**What is expected**
Wherever the word "with" shows up in a line, please copy that line.

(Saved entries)
━━━━━━━━━━━━━━━━

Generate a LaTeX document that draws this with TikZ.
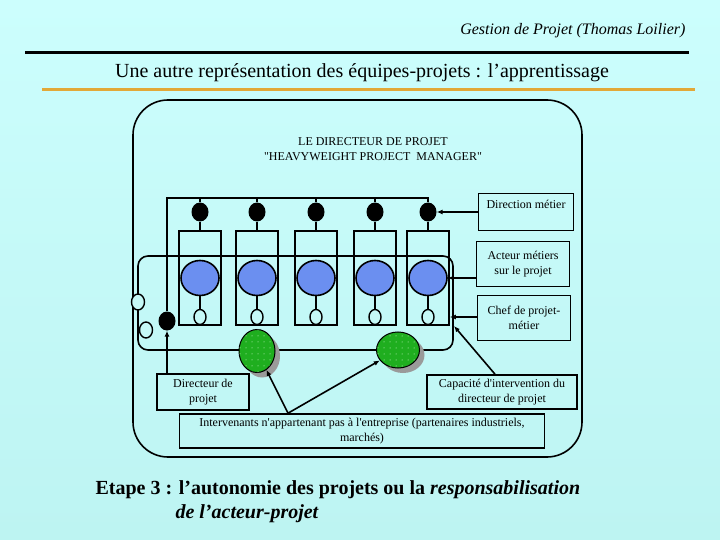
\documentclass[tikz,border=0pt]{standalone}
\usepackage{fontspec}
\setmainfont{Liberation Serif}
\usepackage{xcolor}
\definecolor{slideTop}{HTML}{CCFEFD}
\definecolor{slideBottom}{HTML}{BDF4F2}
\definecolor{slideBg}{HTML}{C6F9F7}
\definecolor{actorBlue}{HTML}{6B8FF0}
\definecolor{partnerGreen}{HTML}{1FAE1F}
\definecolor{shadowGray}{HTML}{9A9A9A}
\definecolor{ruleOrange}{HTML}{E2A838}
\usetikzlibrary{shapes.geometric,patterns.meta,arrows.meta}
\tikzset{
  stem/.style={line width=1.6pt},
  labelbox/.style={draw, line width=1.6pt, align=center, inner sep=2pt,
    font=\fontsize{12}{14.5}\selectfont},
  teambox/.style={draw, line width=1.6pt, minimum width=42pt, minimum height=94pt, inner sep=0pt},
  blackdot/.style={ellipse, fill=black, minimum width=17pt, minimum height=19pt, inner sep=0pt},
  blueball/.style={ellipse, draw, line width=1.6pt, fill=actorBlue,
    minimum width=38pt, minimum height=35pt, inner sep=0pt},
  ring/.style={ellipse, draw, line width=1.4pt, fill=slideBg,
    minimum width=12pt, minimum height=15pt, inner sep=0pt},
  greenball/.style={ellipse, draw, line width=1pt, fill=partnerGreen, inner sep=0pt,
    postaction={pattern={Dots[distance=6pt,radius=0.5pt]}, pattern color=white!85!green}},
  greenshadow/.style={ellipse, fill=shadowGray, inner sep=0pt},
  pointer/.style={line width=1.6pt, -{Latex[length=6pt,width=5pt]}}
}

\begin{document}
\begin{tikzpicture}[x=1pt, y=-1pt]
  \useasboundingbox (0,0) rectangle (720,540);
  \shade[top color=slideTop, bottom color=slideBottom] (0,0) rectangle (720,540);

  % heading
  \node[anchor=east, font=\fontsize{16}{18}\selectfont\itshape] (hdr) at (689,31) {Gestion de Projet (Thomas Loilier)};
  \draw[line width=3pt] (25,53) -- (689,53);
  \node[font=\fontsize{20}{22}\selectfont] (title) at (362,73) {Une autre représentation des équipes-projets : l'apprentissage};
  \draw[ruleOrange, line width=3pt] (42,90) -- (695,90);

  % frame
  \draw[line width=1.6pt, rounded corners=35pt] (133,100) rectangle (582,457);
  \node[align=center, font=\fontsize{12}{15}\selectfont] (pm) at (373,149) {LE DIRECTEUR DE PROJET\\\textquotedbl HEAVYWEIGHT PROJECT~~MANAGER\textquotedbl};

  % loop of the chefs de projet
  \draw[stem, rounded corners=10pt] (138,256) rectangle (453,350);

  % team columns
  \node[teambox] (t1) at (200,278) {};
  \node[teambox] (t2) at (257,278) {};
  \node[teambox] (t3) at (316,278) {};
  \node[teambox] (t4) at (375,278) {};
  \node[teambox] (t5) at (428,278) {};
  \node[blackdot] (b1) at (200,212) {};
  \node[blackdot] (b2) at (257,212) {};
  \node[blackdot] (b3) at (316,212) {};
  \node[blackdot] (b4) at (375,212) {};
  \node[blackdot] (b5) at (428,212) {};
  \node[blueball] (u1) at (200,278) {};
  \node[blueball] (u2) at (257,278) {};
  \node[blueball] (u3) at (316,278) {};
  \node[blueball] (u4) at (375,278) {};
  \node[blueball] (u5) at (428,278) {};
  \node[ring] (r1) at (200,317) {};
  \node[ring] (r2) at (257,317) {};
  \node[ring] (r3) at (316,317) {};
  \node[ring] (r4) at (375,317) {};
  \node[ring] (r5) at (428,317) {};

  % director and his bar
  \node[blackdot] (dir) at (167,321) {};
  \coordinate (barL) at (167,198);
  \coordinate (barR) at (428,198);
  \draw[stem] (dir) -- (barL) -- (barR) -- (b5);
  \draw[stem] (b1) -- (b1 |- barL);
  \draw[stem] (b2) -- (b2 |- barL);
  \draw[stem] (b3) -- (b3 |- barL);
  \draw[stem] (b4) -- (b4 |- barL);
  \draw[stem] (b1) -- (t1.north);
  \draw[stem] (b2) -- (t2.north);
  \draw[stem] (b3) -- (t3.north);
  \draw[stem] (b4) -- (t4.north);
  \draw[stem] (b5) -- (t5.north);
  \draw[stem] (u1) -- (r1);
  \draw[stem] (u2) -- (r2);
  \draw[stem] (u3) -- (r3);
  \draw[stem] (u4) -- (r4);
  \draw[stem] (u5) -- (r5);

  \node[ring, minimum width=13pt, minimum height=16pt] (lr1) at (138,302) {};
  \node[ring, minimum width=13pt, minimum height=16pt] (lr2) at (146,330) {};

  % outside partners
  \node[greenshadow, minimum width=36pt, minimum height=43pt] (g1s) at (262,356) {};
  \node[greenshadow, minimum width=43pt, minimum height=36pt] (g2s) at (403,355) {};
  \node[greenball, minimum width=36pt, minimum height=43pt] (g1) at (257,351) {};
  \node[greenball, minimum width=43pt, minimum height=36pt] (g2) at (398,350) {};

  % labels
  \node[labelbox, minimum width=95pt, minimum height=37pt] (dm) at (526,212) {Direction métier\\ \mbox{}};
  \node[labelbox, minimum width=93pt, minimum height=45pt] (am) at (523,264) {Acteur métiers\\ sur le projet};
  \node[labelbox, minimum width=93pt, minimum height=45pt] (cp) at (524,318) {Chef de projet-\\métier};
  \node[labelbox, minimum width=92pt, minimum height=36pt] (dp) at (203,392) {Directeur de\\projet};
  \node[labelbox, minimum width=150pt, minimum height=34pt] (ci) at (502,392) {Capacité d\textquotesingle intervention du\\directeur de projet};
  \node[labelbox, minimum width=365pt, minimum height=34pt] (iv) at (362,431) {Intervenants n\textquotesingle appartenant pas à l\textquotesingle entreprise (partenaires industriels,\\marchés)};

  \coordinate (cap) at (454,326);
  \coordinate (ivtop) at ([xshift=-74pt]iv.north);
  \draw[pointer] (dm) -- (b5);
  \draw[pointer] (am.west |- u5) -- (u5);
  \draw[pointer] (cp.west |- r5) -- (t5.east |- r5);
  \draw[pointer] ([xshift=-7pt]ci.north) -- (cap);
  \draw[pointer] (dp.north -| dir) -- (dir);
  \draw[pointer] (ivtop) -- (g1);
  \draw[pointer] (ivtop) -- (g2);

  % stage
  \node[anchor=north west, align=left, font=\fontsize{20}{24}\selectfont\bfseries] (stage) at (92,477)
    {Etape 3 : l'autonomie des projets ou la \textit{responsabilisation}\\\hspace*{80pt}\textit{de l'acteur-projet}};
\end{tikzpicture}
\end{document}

━━━━━━━━━━━━━━━━

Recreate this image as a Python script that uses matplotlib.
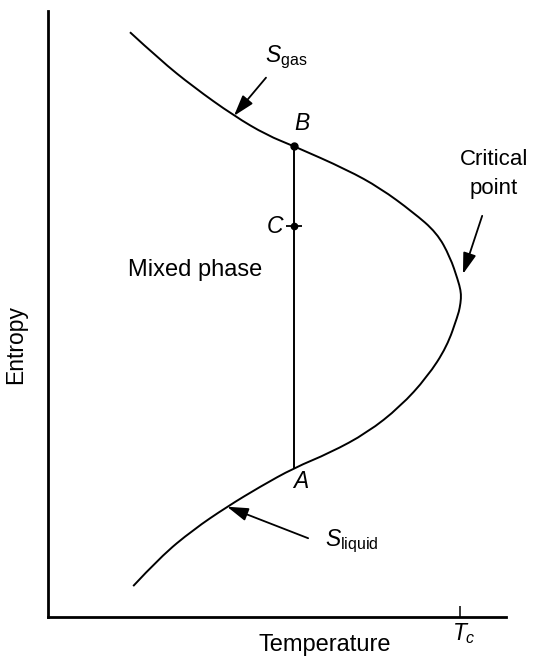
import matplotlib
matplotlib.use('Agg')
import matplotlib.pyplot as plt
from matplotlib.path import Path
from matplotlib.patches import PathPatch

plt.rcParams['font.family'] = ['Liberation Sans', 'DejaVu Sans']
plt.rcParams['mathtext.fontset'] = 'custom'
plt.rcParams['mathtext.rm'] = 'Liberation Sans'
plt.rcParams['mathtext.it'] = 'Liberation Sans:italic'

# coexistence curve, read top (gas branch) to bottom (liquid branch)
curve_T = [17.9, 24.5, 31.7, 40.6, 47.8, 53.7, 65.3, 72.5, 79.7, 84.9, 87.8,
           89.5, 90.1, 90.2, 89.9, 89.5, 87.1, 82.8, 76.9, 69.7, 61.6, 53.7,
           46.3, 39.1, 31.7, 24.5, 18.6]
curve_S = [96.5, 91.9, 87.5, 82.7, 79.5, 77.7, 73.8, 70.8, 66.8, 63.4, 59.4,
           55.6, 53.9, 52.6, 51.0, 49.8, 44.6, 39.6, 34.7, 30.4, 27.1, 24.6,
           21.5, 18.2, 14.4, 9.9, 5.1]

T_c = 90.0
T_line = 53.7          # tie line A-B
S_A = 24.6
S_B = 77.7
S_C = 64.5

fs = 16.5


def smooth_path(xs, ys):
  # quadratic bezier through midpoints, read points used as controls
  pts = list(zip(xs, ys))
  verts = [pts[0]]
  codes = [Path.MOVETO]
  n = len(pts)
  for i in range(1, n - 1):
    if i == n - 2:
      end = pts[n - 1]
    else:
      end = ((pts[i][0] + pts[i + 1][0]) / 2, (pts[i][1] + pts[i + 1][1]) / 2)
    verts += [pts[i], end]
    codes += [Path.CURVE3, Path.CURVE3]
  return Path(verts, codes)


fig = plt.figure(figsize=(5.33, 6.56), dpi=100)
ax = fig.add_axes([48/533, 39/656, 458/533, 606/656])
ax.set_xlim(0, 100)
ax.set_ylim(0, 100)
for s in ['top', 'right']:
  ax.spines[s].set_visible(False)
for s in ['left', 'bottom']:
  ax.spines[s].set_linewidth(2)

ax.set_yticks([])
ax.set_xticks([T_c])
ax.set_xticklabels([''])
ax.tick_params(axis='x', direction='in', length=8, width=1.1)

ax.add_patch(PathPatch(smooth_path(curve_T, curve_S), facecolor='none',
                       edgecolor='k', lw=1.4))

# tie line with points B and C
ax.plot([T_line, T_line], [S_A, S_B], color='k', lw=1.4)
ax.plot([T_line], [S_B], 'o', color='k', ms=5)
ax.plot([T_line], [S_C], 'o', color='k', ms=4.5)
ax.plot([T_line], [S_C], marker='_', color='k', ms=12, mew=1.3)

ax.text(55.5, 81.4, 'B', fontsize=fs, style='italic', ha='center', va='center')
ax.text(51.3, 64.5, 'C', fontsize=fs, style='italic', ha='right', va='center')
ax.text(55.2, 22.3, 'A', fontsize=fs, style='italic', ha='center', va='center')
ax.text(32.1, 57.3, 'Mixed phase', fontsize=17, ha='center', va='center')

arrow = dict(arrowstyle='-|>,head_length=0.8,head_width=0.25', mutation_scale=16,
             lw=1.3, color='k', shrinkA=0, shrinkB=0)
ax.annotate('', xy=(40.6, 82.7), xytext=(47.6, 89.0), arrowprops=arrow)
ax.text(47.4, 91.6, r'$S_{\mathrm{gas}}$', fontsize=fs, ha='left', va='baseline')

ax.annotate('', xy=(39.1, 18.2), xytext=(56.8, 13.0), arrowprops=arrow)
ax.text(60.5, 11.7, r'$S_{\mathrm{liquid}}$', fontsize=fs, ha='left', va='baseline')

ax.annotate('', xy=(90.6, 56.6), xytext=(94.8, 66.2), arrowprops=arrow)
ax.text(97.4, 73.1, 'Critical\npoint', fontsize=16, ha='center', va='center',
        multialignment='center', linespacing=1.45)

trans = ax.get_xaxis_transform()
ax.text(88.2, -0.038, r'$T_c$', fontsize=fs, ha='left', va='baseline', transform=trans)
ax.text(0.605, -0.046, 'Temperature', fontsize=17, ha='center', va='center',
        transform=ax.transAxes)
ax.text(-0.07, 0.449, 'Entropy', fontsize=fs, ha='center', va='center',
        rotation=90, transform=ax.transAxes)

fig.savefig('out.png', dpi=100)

━━━━━━━━━━━━━━━━

**Task answer**
Generate a LaTeX document that draws this with TikZ.
# tie line with points B and C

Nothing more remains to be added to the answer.